The United Nations said on Tuesday that it aimed to deliver food assistance to 500,000 people in Syria “in the coming weeks,” roughly double the number it expects to reach in April.
In a statement, the U.N.’s World Food Program (WFP) said that it was expanding its assistance at the request of the Syrian Arab Red Crescent and stood ready to increase its operations in the country further “when access permits.”
U.N. aid agencies have been largely shut out of Syria but a joint assessment mission carried out last month with Syrian authorities estimated that at least one million people needed humanitarian aid.

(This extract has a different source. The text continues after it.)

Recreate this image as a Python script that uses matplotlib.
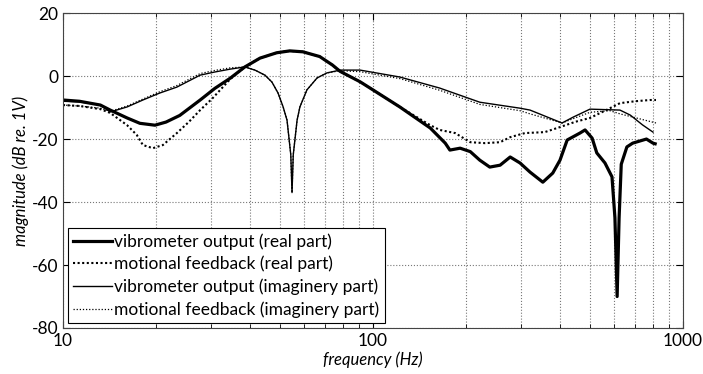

The WFP has been helping 100,000 people a month in cities including Homs, Hama, Idlib and Damascus. It is “scaling up food assistance to reach a quarter million people by the end of this month inside Syria with plans to double the caseload to reach 500,000 people in the coming weeks,” it said.
“As the conflict continues, Syrians in areas affected by the violence are struggling to feed their families and WFP is deeply concerned about the potential for food insecurity,” said WFP Executive Director Ertharin Cousin.
More than 9,000 people have died in Syria in 13 months of fighting sparked by a popular uprising against President Bashar al-Assad. The U.N. Security Council approved on Saturday the deployment of up to 300 unarmed military observers to monitor a shaky U.N.-backed truce implemented earlier this month, according to Reuters.